Given request
Leave out the images; return the rest of the data exactly.

Material

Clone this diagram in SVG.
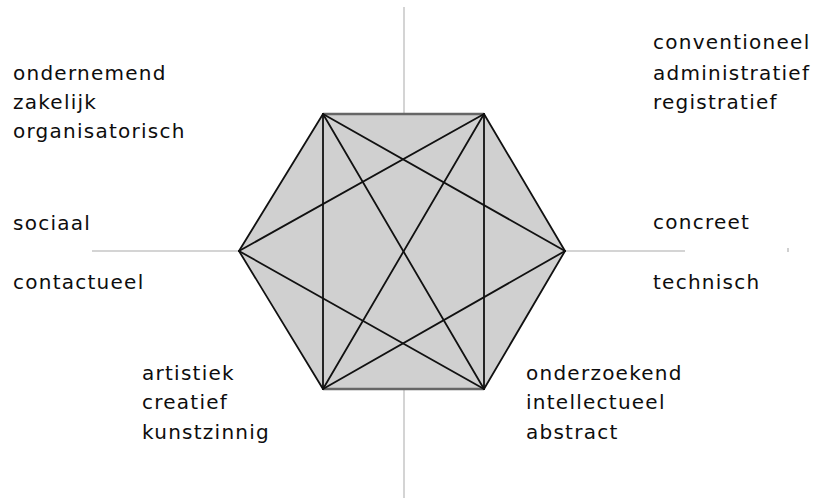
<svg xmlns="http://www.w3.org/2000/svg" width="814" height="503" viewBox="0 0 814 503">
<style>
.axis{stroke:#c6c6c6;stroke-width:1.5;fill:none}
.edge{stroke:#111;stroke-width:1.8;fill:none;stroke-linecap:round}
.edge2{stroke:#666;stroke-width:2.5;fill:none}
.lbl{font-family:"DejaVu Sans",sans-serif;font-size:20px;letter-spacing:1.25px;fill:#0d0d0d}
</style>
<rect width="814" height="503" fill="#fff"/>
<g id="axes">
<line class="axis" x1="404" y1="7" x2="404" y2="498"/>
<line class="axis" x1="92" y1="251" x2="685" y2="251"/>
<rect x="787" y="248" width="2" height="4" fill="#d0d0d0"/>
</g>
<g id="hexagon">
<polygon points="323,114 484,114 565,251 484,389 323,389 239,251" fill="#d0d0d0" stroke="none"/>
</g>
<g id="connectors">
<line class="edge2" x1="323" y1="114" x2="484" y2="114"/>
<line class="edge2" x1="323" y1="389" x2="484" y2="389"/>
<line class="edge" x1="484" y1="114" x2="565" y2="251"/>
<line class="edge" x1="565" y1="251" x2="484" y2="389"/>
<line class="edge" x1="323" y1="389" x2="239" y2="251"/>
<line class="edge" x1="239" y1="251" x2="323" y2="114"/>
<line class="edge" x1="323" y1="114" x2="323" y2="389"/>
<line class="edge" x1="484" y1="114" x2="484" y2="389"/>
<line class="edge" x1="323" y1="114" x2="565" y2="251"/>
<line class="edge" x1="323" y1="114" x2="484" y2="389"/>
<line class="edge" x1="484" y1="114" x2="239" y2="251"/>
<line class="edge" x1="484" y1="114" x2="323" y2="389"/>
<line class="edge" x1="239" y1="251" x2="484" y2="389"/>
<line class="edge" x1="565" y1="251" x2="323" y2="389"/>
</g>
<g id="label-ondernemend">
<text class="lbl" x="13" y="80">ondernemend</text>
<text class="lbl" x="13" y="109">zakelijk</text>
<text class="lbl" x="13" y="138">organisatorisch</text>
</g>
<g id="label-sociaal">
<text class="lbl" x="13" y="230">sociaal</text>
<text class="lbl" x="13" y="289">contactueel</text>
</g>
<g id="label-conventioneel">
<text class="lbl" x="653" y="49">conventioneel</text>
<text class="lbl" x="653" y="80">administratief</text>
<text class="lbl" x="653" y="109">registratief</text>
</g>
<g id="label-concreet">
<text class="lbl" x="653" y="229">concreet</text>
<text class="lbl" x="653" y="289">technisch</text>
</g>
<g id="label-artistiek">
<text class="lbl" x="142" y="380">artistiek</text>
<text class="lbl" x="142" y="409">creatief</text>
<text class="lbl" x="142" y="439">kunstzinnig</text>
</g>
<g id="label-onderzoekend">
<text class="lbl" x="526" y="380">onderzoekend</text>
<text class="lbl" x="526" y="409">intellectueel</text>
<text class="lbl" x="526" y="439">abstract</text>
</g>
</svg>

The result
Clone this diagram in SVG.
<svg xmlns="http://www.w3.org/2000/svg" width="814" height="503" viewBox="0 0 814 503">
<style>
.axis{stroke:#c6c6c6;stroke-width:1.5;fill:none}
.edge{stroke:#111;stroke-width:1.8;fill:none;stroke-linecap:round}
.edge2{stroke:#666;stroke-width:2.5;fill:none}
.lbl{font-family:"DejaVu Sans",sans-serif;font-size:20px;letter-spacing:1.25px;fill:#0d0d0d}
</style>
<rect width="814" height="503" fill="#fff"/>
<g id="axes">
<line class="axis" x1="404" y1="7" x2="404" y2="498"/>
<line class="axis" x1="92" y1="251" x2="685" y2="251"/>
<rect x="787" y="248" width="2" height="4" fill="#d0d0d0"/>
</g>
<g id="hexagon">
<polygon points="323,114 484,114 565,251 484,389 323,389 239,251" fill="#d0d0d0" stroke="none"/>
</g>
<g id="connectors">
<line class="edge2" x1="323" y1="114" x2="484" y2="114"/>
<line class="edge2" x1="323" y1="389" x2="484" y2="389"/>
<line class="edge" x1="484" y1="114" x2="565" y2="251"/>
<line class="edge" x1="565" y1="251" x2="484" y2="389"/>
<line class="edge" x1="323" y1="389" x2="239" y2="251"/>
<line class="edge" x1="239" y1="251" x2="323" y2="114"/>
<line class="edge" x1="323" y1="114" x2="323" y2="389"/>
<line class="edge" x1="484" y1="114" x2="484" y2="389"/>
<line class="edge" x1="323" y1="114" x2="565" y2="251"/>
<line class="edge" x1="323" y1="114" x2="484" y2="389"/>
<line class="edge" x1="484" y1="114" x2="239" y2="251"/>
<line class="edge" x1="484" y1="114" x2="323" y2="389"/>
<line class="edge" x1="239" y1="251" x2="484" y2="389"/>
<line class="edge" x1="565" y1="251" x2="323" y2="389"/>
</g>
<g id="label-ondernemend">
<text class="lbl" x="13" y="80">ondernemend</text>
<text class="lbl" x="13" y="109">zakelijk</text>
<text class="lbl" x="13" y="138">organisatorisch</text>
</g>
<g id="label-sociaal">
<text class="lbl" x="13" y="230">sociaal</text>
<text class="lbl" x="13" y="289">contactueel</text>
</g>
<g id="label-conventioneel">
<text class="lbl" x="653" y="49">conventioneel</text>
<text class="lbl" x="653" y="80">administratief</text>
<text class="lbl" x="653" y="109">registratief</text>
</g>
<g id="label-concreet">
<text class="lbl" x="653" y="229">concreet</text>
<text class="lbl" x="653" y="289">technisch</text>
</g>
<g id="label-artistiek">
<text class="lbl" x="142" y="380">artistiek</text>
<text class="lbl" x="142" y="409">creatief</text>
<text class="lbl" x="142" y="439">kunstzinnig</text>
</g>
<g id="label-onderzoekend">
<text class="lbl" x="526" y="380">onderzoekend</text>
<text class="lbl" x="526" y="409">intellectueel</text>
<text class="lbl" x="526" y="439">abstract</text>
</g>
</svg>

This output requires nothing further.